A court in Yerevan on Monday refused to allow a law-enforcement agency to arrest the city’s former deputy mayor indicted in an ongoing criminal investigation into Ruben Hayrapetian, a wealthy businessman linked to Armenia’s former leadership.
Earlier this year, the Special Investigative Service (SIS) accused Hayrapetian of illegally privatizing in 2014 municipal land at a knockdown price. It claimed that he paid only 169 million drams ($350 million) to buy, through intermediaries, a plot worth 800 million drams.
The SIS said at the weekend that then Deputy Mayor Vahe Nikoyan arranged the transaction through a bogus auction.

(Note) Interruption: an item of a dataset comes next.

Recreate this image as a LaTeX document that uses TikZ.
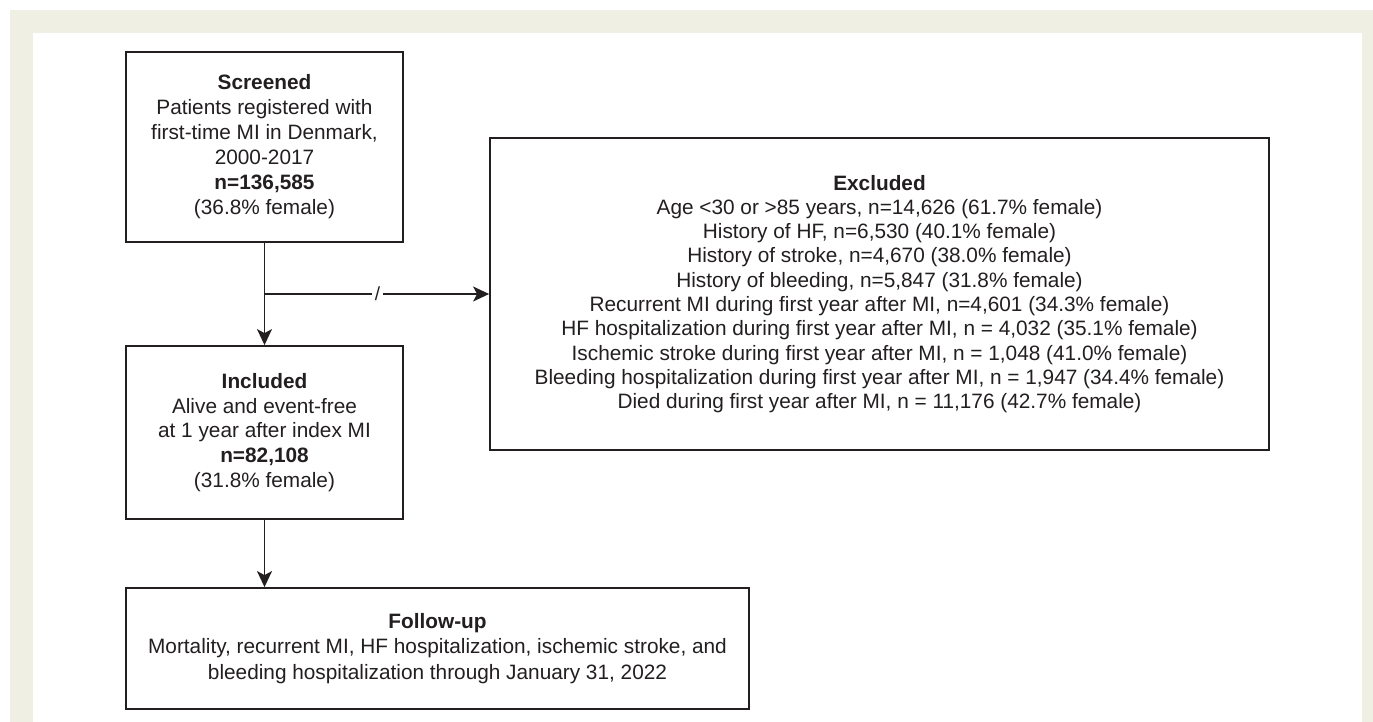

It charged Nikoyan and one of his former aides with abuse of power and forgery before asking the district court to sanction their pre-trial arrest. The court rejected both arrest warrants.
Nikoyan denied the accusations leveled against him but declined to comment further when contacted by RFE/RL’s Armenian service.
A member of the former ruling Republican Party of Armenia (HHK), Nikoyan served as deputy mayor from 2012-2018. He and Yerevan’s HHK-affiliated former Mayor Taron Markarian resigned shortly after the 2018 “Velvet Revolution.” Nikoyan subsequently turned down an offer to become an adviser to Hayk Marukian, the city’s new mayor linked to Armenia’s current government.
Hayrapetian, who is also an HHK member, left Armenia for Russia in March more than a month before being indicted in a separate inquiry conducted by the Investigative Committee. The committee claims that the tycoon, his son and four other persons kidnapped and repeatedly beat up in 2016 the chief manager of a Hayrapetian-owned resort who allegedly misused more than 52 million drams ($108,000) borrowed from a commercial bank.
The tycoon rejects all charges brought against him as politically motivated. He claims to be unable to return to Armenia because of the coronavirus pandemic.
In late May, a Yerevan court agreed to issue an arrest warrant for Hayrapetian and four other suspects. The investigators launched an international hunt for Hayrapetian shortly afterwards.
One of Hayrapetian’s lawyers, Amram Makinian, said last week that Russian law-enforcement bodies have formally decided to stop hunting for him. The decision means that he is unlikely to be extradited to Armenia.